Amendments to provide for the introduction of uniformity between the Health and Social Care Professionals Act 2005 and the Medical Practitioners Act 2007 and the Nursing and Midwives Act 2011, and consequential and other technical amendments, comprise the remaining sections of the Bill. The amendments required to align the 2005 Act with the 2007 and 2011 Acts may be broken down into the four main areas of governance, fitness to practice, registration and offences.
The principal governance amendments relate to the election of a deputy chairperson of the Health and Social Care Professionals Council, the role of the council's chief executive officer, quorums and the holding of certain meetings of the council and registration boards by video link or the circulation of papers.
The Bill amends CORU's fitness to practise regime to allow for the following: the cancellation of the registration of a registrant convicted of an indictable offence if it is in the public interest to do so; the appointment of persons to assist in investigating complaints against a registrant; the application for immediate suspension of the registration of a registrant on an ex parte basis; and the publication of the transcript of the proceedings of a committee of inquiry.
In regard to registration, the Bill provides for the charging of fees for approving education and training programmes and for attaching conditions to the registration of a registrant with a relevant medical disability. The Bill modernises the Act's provisions relating to the prosecution of offences and provides the Health and Social Care Professionals Council with new investigation powers similar to those of the Medical Council and the Nursing and Midwifery Board of Ireland.
Part 3 has four sections which, under subsection 1(3) of the Bill, will come into operation in tandem with section 19 of the Health (Amendment) Act 2013. The Bill provides, in section 42, for amending section 67A of the Health Act 1970 to define or redefine key terms. The thrust of the amended definitions provision is to ensure that the statutory contributions regime will address ongoing essential daily living costs such as food and utility bills where these are met by or on behalf of the HSE, irrespective of whether the service user is accommodated by or on behalf of the HSE.

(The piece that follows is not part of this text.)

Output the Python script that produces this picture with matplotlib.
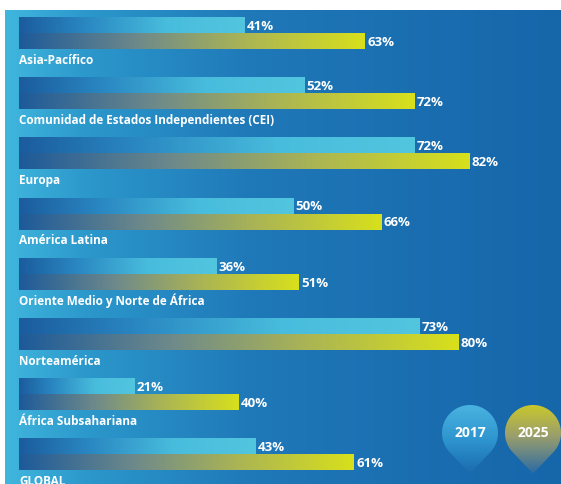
import numpy as np
import matplotlib.pyplot as plt
from matplotlib.colors import LinearSegmentedColormap
from matplotlib.path import Path
from matplotlib.patches import PathPatch

# data
regions = [
    "Asia-Pacífico",
    "Comunidad de Estados Independientes (CEI)",
    "Europa",
    "América Latina",
    "Oriente Medio y Norte de África",
    "Norteamérica",
    "África Subsahariana",
    "GLOBAL",
]
vals_2017 = [41, 52, 72, 50, 36, 73, 21, 43]
vals_2025 = [63, 72, 82, 66, 51, 80, 40, 61]
years = ["2017", "2025"]

FONT = ["Open Sans", "DejaVu Sans"]
plt.rcParams['font.family'] = FONT

cmap_bg = LinearSegmentedColormap.from_list(
    "bg", [(0, "#40b6dd"), (0.15, "#2b97cb"), (0.45, "#1f78b8"), (1, "#1666aa")])
cmap_17 = LinearSegmentedColormap.from_list(
    "c17", [(0, "#1b5c9e"), (0.3, "#2a88c2"), (0.65, "#48bcdc"), (1, "#52c6df")])
cmap_25 = LinearSegmentedColormap.from_list(
    "c25", [(0, "#1d5a9a"), (0.35, "#6f8a8a"), (0.65, "#aab455"), (1, "#d8e01c")])

fig = plt.figure(figsize=(5.61, 4.84), dpi=100)
fig.patch.set_facecolor("white")

# x: percent (0% at px 19, 5.49 px per %), y: group index (60.2 px per group)
px_x = 5.49
x0 = -19 / px_x
x1 = (561 - 19) / px_x
y_top = -33 / 60.2
y_bot = (484 - 33) / 60.2

ax = fig.add_axes([0, 0, 1, 1])
ax.set_xlim(x0, x1)
ax.set_ylim(y_bot, y_top)
ax.axis("off")

# background panel
grad = np.linspace(0, 1, 256).reshape(1, -1)
ax.imshow(grad, cmap=cmap_bg, aspect="auto",
          extent=(x0 + 5 / px_x, x1, y_bot, y_top + 10 / 60.2), zorder=0)

bh = 16 / 60.2
for i, (name, v17, v25) in enumerate(zip(regions, vals_2017, vals_2025)):
    ax.imshow(grad, cmap=cmap_17, aspect="auto",
              extent=(0, v17, i, i - bh), zorder=2)
    ax.imshow(grad, cmap=cmap_25, aspect="auto",
              extent=(0, v25, i + bh, i), zorder=2)
    ax.text(v17 + 0.4, i - bh / 2 + 0.02, f"{v17}%", color="white", fontsize=9.5,
            fontweight="bold", va="center", ha="left", zorder=3)
    ax.text(v25 + 0.4, i + bh / 2 + 0.02, f"{v25}%", color="white", fontsize=9.5,
            fontweight="bold", va="center", ha="left", zorder=3)
    ax.text(0, i + 0.45, name, color="white", fontsize=8.5, fontweight="bold",
            va="center", ha="left", zorder=3)

ax.set_xlim(x0, x1)
ax.set_ylim(y_bot, y_top)

# legend pins, drawn in pixel space
lax = fig.add_axes([0, 0, 1, 1])
lax.set_xlim(0, 561)
lax.set_ylim(484, 0)
lax.axis("off")


def pin_path(cx, cy, r, d):
    a = np.arccos(r / d)
    phi = np.linspace(a, 2 * np.pi - a, 80)
    pts = np.column_stack([cx + r * np.sin(phi), cy + r * np.cos(phi)])
    pts = np.vstack([pts, [cx, cy + d], pts[0]])
    return Path(pts, closed=True)


pin_cmaps = [
    LinearSegmentedColormap.from_list("p17", [(0, "#4ab3e0"), (0.5, "#2e95cf"), (1, "#1a6aad")]),
    LinearSegmentedColormap.from_list("p25", [(0, "#c9c82c"), (0.45, "#9a9e6c"), (1, "#2a6aa6")]),
]
pin_x = [470, 533]
pin_y = 433
r = 28
vgrad = np.linspace(0, 1, 256).reshape(-1, 1)
for cx, cm, label in zip(pin_x, pin_cmaps, years):
    path = pin_path(cx, pin_y, r, 1.45 * r)
    patch = PathPatch(path, facecolor="none", edgecolor="none")
    lax.add_patch(patch)
    im = lax.imshow(vgrad, cmap=cm, aspect="auto",
                    extent=(cx - r, cx + r, pin_y + 1.45 * r, pin_y - r), zorder=2)
    im.set_clip_path(patch)
    lax.text(cx, pin_y, label, color="white", fontsize=10, fontweight="bold",
             ha="center", va="center", zorder=3)

lax.set_xlim(0, 561)
lax.set_ylim(484, 0)

fig.savefig("out.png", dpi=100)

The Bill also provides for a number of amendments to section 67C of the 1970 Act, including provision for the following: reducing contribution amounts automatically for those maintained but not accommodated by, or on behalf of, the HSE; and varying contribution amounts based on service users' income levels and-or levels of dependence or independence, and making appropriate transitional arrangements in relation to the new contributions framework if deemed necessary.
This Bill will modernise the regulation of the optical professions, it will ensure that all those maintained by the HSE and its agents in specified settings contribute within their means towards their daily living expenses while retaining a reasonable amount of income for personal use. It will also enable the Health and Social Care Professionals Council to continue to fulfil, in a more effective way, its objective to protect the public by promoting high standards of professional conduct and professional education, training and competence among registrants of the designated professions. I commend the Bill to the House.